30 years ago, I was given the privilege to help raise a few children from church.  We became our own family unit.  That's where I learned to become a parent.  To become a mother.  Changing diapers, feedings, illness, etc.  I think I mastered it.  Why don't I get to keep my kids when at such a young age, I learned how to be a parent, a mom?  There must be plan somewhere and I really wish I knew what it was because this suspense is really ripping me to shreds.  I'm hanging on to what I believe in so tightly, but there are moments when I want to just let go, and then there is that comfort of peace that comes when you least expect it, although it doesn't stay for long.

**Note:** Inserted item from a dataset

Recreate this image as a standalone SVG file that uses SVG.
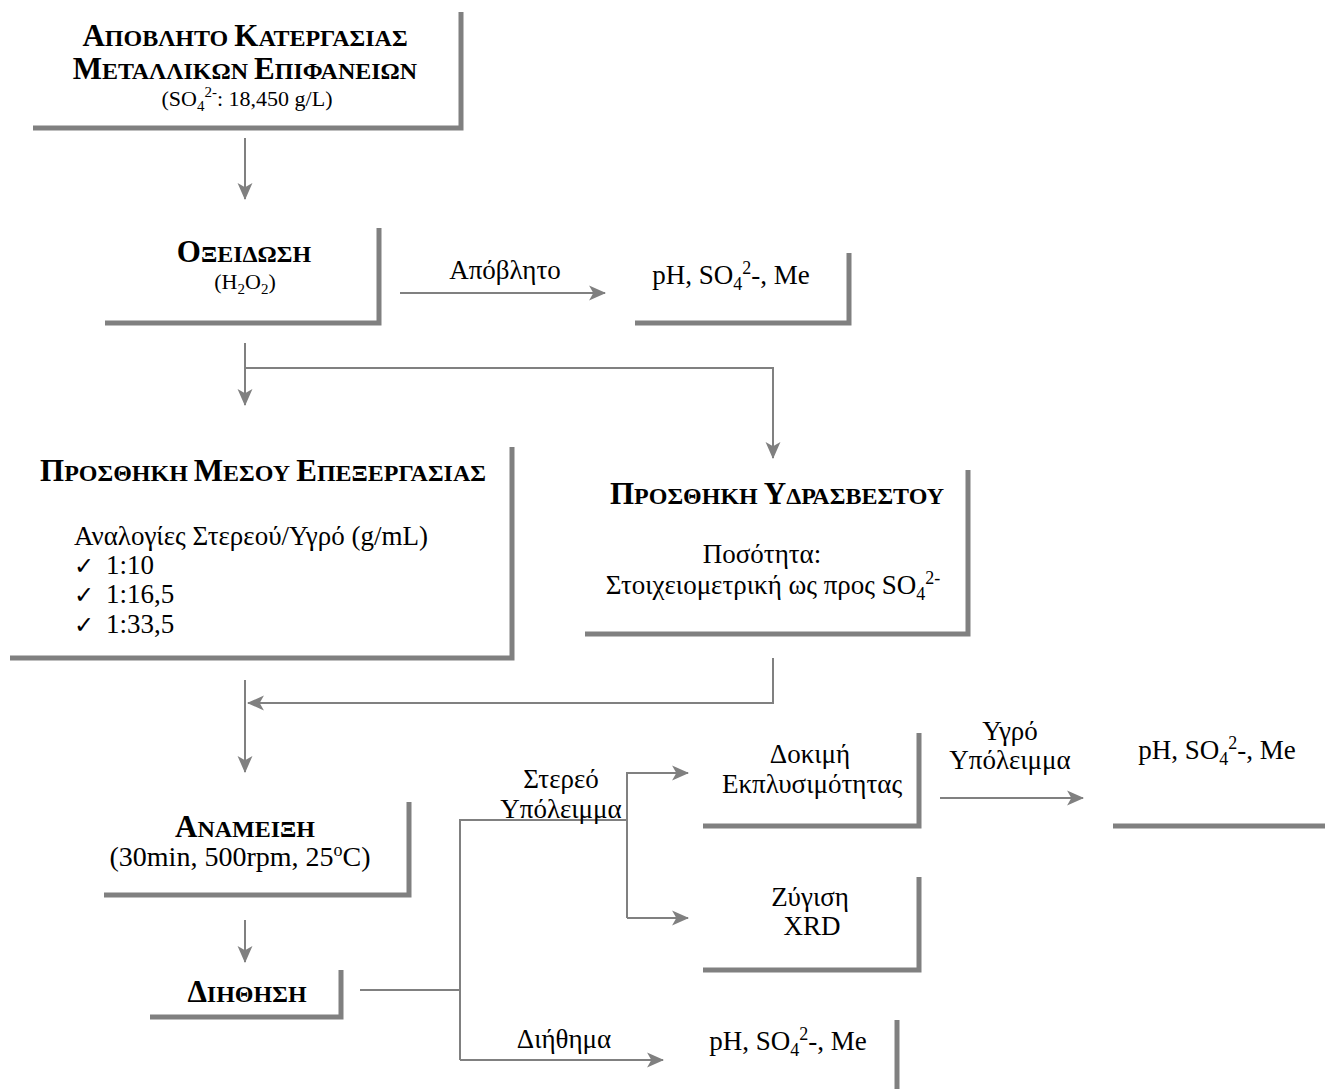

Aaron came home for lunch this afternoon cruising on his Facebook and Tweeter like he always does during lunch.  He ask me, what did I mean when I said some are just lucky.  I told him that some parents are lucky to bring their children home.  It's true.  For those of us that aren't so lucky, we live with an indescribable pain that in time doesn't hurt as much but it's still there.  I don't wish this on anyone.  Parents aren't suppose to bury their children, but I've lost two.  I think of those who miscarry and I do have friends that have.  Some have lost heart to try again, some have tried and weren't successful.  There are some who have been blessed.  Despite my anger and grief, we were blessed with 2 angels who will forever live in our hearts.

Sad thing, those who you thought would be there are the ones that haven't knocked on your door.  That's disheartening.  That's all.